千枝ちゃんは、普段の様子からは想像できないくらい真剣に、はっきりと話してくれた。神社に捨てられていた猫に餌をやっていたこと、猫が心の支えのようになっていたこと、その猫がうずくまり動かなくなって慌てているところに蓮城さんが通りかかり、病院に連れて行こうとしてくれていたこと。行くのを渋っていたのは診察代や治療費をどうするか決めていなかったから、らしい。時間を取りたくないのか簡潔に要点だけを話す姿に千枝ちゃんの別の一面が見えた気がした。


「ちょっと見た感じ、栄養バランスが悪くて参っちゃったんだと思う。診察代とか治療費は俺が出すし、終わったら引き取って育てるつもりだから、大丈夫。心配しないで」


 蓮城さんも、教師を目指すだけあって子どもの宥め方がどこか慣れている気がする。私一人勘違いで空回ってしまったことが恥ずかしい。それに、結構ひどいことを言ってしまった。


「勘違いでいろいろと言ってしまってすみません。冷静になるべきでした」


「いいよ、気にしないで。この子……千枝ちゃん、だっけ? 可愛いし気が弱そうだし、お兄ちゃんとして心配になるのはわかるから。俺が本当に千枝ちゃんを連れ去ろうとしてたんなら、あれぐらい早く動きはじめないと手遅れの可能性もあったからね」


 さりげなく私にもフォローを入れるあたりさすがだ。こういうところはやっぱり大人なんだなあと思う。


「でもそこまでしてもらうのは悪いです……両親と相談して、せめて治療費くらいは出さないと」


 こんないい人、しかも初対面の人に何もかも全部させてしまうのは申し訳ない。


「そんな! いらないよ。今からこの子は俺の飼い猫だ。飼い猫の体調管理は飼い主としての義務だから他の人から治療費を貰うなんてダメダメ。それに俺もう猫三匹飼ってるし、一匹くらい増えたところでどうってことないよ」


 微笑みながら言うでない! 笑顔が眩しい! これだからイケメンは! 頬を染める、なんてことはしないけど、どうしても一瞬言葉が出なくなる。イケメンの微笑みはやっぱり凶器だ。自分もその凶器を持っていることを念頭に置いて行動しないと後々修羅場がやってきそうで怖い。


「ご迷惑をおかけしてしまって本当にすみません」


 私が謝る横で千枝ちゃんがペコリと頭を下げた。


「謝らなくていいって。君たちまだ小学生だろ? 子供のうちはそんな難しいこと考えないで、元気に『ありがとう!』って言ってればいいの。そう言ってもらえれば俺としてもいいことしたなって思えて嬉しくなるから」


「「っ、ありがとうございます!」」


 猫の回復は早かった。連城さんの言うとおり千枝ちゃんのあげていた食べ物にも問題があったようだ。ちくわは猫の食べ物にしては塩分が多く腎臓に悪い。牛乳は猫の母乳より栄養が少なく、また乳糖でお腹を下してしまう可能性があるらしい。この話を聞けば千枝ちゃんは自分のせいで……と落ち込むのではないかと思い、慰めようとしたが「私が食べ物を運んでいなかったらこの子はもうとっくに死んでいただろうから」と冷静に返されてしまった。ちょっと寂しい。

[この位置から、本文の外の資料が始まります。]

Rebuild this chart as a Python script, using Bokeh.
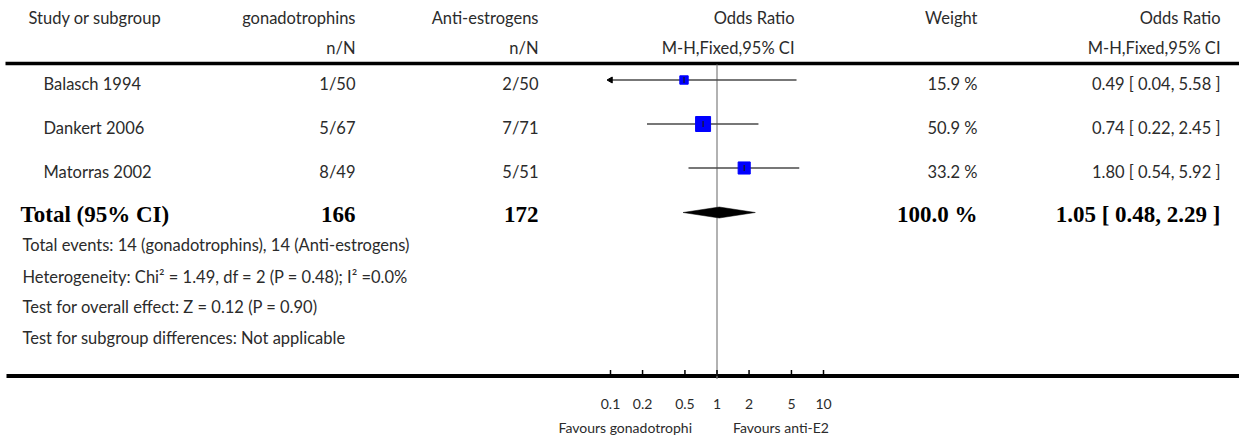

猫を三匹飼っているという蓮城さんだ、彼に任せればもう心配しなくていいだろう。


 正統派乙女ゲームの攻略キャラは伊達じゃない。見た目だけじゃなく中身もイケメンだ。前世にはああいう行動に出るような人はいなかった。見ず知らずの女の子が慌てているところに声をかける人、という時点で犯罪目的を除けばほとんどいないような世の中だ。猫を病院に連れて行って、かかるお金も全額負担して、気負いしないように的確に声をかけて……すべて彼が連城探だったからこそできたこと。そして、私自身もこの世界ではそういうことが可能な攻略キャラの一人。前世の記憶と培った常識にばかりとらわれていればこの世界で生きていくのは難しい。別物なのだとちゃんと割り切って見ていかなければ。